Installing the Pickup
To install the pickup, we first need to figure out which color wire goes to each coil. As with many Seymour Duncan pickups, in the SH-2N Jazz, the Green and Red wires go to one of the coils. The White and Black wires go to the other. The bare wire is a shield wire that is not directly connected to either of the coils and always goes to Ground. (Fig 1)
The most common way to wire the SH-2N Jazz for regular operation is to solder the White and Red wires together. We then use the Black wire as the Hot, and the Green as the Ground, when installing the pickup into your guitar. The Bare and Green wires are often soldered together. (Fig 2)
Next, we install our pickup into our guitar. We are going to wire it as if it is the only pickup, and we are only going to be concerned with the Volume control and the Output jack. If you need step-by-step instructions installing the SH-2N Jazz, we have an article here at humbuckersoup.com that will show you how. (Fig 3)
Splitting The Coils
The next thing we need to do for Seymour Duncan SH-2N Jazz Coil Splitting is change the standard Volume pot to a Push-Pull. The Push-Pull pot will be bulkier and have more connection tabs on it, but you should be able to see the three that were on the original Volume control in the same place. Wire these three tabs the same way as the original. (Fig 4)

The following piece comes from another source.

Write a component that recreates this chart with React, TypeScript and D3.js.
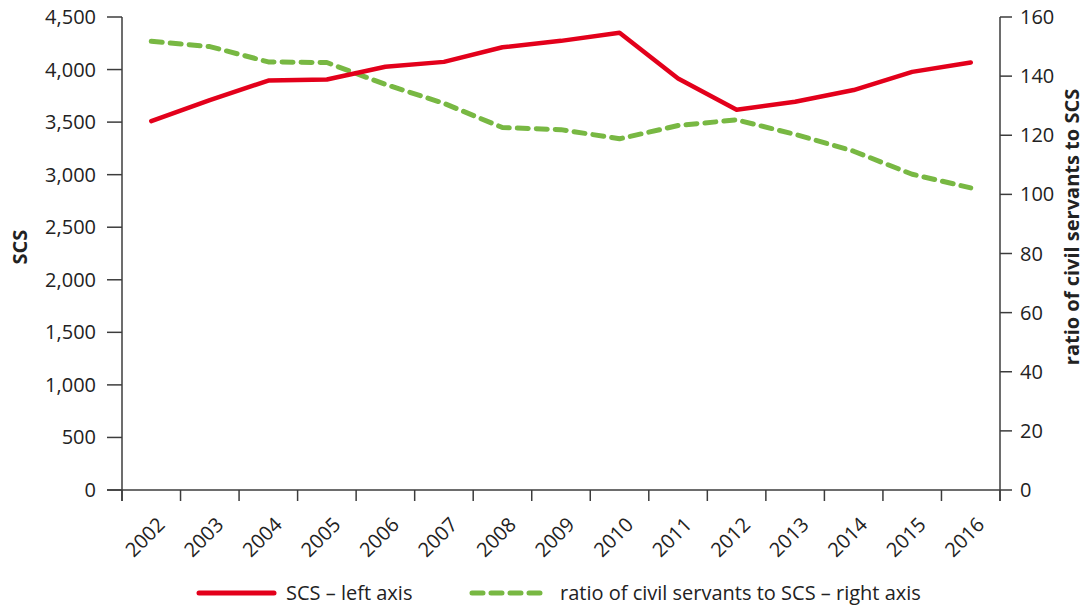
import React from "react";
import * as d3 from "d3";

const years = ["2002","2003","2004","2005","2006","2007","2008","2009","2010","2011","2012","2013","2014","2015","2016"];
const scsValues = [3510, 3710, 3895, 3905, 4027, 4073, 4212, 4273, 4350, 3915, 3618, 3693, 3805, 3978, 4068];
const ratioValues = [151.8, 150.0, 144.8, 144.6, 137.2, 130.8, 122.6, 121.9, 118.8, 123.3, 125.2, 120.3, 114.6, 106.8, 102.2];
const leftTicks = [0, 500, 1000, 1500, 2000, 2500, 3000, 3500, 4000, 4500];
const rightTicks = [0, 20, 40, 60, 80, 100, 120, 140, 160];

const FONT = "'Open Sans', 'Noto Sans', sans-serif";
const RED = "#e3001b";
const GREEN = "#78b843";
const AXIS = "#3c3c3c";

export default function App() {
  const W = 1089, H = 608;
  const left = 122, right = 1000, top = 17, bottom = 490;
  const x = d3.scaleBand<string>().domain(years).range([left, right]);
  const yL = d3.scaleLinear().domain([0, 4500]).range([bottom, top]);
  const yR = d3.scaleLinear().domain([0, 160]).range([bottom, top]);
  const cx = (y: string) => (x(y) as number) + x.bandwidth() / 2;

  const redLine = d3.line<number>().x((_, i) => cx(years[i])).y((d) => yL(d))(scsValues) as string;
  const greenLine = d3.line<number>().x((_, i) => cx(years[i])).y((d) => yR(d))(ratioValues) as string;

  const boundaries = years.map((y) => x(y) as number).concat([right]);

  return (
    <svg width={W} height={H} style={{ position: "absolute", left: 0, top: 0, background: "#fff" }} fontFamily={FONT}>
      {/* left axis */}
      <line x1={left} x2={left} y1={top} y2={bottom + 11} stroke={AXIS} strokeWidth={1.5} />
      {leftTicks.map((t) => (
        <g key={"l" + t}>
          <line x1={left - 15} x2={left} y1={yL(t)} y2={yL(t)} stroke={AXIS} strokeWidth={1.5} />
          <text x={96} y={yL(t)} dy="0.35em" textAnchor="end" fontSize={20} fill="#222">
            {d3.format(",")(t)}
          </text>
        </g>
      ))}
      {/* right axis */}
      <line x1={right} x2={right} y1={top} y2={bottom + 11} stroke={AXIS} strokeWidth={1.5} />
      {rightTicks.map((t) => (
        <g key={"r" + t}>
          <line x1={right} x2={right + 12} y1={yR(t)} y2={yR(t)} stroke={AXIS} strokeWidth={1.5} />
          <text x={1020} y={yR(t)} dy="0.35em" textAnchor="start" fontSize={20} fill="#222">
            {t}
          </text>
        </g>
      ))}
      {/* x axis */}
      <line x1={left - 15} x2={right} y1={bottom} y2={bottom} stroke={AXIS} strokeWidth={1.5} />
      {boundaries.map((b, i) => (
        <line key={"xt" + i} x1={b} x2={b} y1={bottom} y2={bottom + 11} stroke={AXIS} strokeWidth={1.5} />
      ))}
      {years.map((y) => (
        <text
          key={"xl" + y}
          transform={`translate(${cx(y) + 10},${bottom + 31}) rotate(-45)`}
          textAnchor="end"
          dy="0.35em"
          fontSize={20}
          fill="#222"
        >
          {y}
        </text>
      ))}
      {/* axis titles */}
      <text transform={`translate(27,247) rotate(-90)`} textAnchor="middle" fontSize={20} fontWeight="bold" fill="#222">
        SCS
      </text>
      <text transform={`translate(1079,227) rotate(-90)`} textAnchor="middle" fontSize={20} fontWeight="bold" fill="#222">
        ratio of civil servants to SCS
      </text>
      {/* lines */}
      <path d={greenLine} fill="none" stroke={GREEN} strokeWidth={5} strokeDasharray="11 8" strokeLinecap="round" strokeLinejoin="round" />
      <path d={redLine} fill="none" stroke={RED} strokeWidth={4.5} strokeLinejoin="round" strokeLinecap="round" />
      {/* legend */}
      <line x1={199} x2={274} y1={593} y2={593} stroke={RED} strokeWidth={5} strokeLinecap="round" />
      <text x={286} y={593} dy="0.35em" fontSize={20} fill="#222">SCS – left axis</text>
      <line x1={472} x2={548} y1={593} y2={593} stroke={GREEN} strokeWidth={5} strokeDasharray="11 8" strokeLinecap="round" />
      <text x={560} y={593} dy="0.35em" fontSize={20} fill="#222">ratio of civil servants to SCS – right axis</text>
    </svg>
  );
}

The tricky thing about this coil-split is that it can be difficult to fit all of the ground wires on the back of a Push-Pull pot with the added switching component. The steel casing around these components is also thinner than regular pots, and a soldering iron can melt the inside if you are not careful. It might be easier to move your ground wires to the Tone pot if you have one. (Fig 7)
NOTE: If you find that the coil is splitting when the Volume knob is pushed-in instead of pulled-out, move the Ground wire from Tab 6 to Tab 4.
When the Volume knob is in the “pushed-in” position, your guitar signal travels through the first coil, starting at the Black wire, and continues right through the second coil, exiting the Green wire just like it was designed to do.
When the Volume knob is in the “pulled-out” position, your guitar signal travels through the first coil, starting at the Black wire, but this time it exits through the new ground wire that you installed, the one coming from the switch. So now, your signal never goes through the second coil, because your pickup is “split.”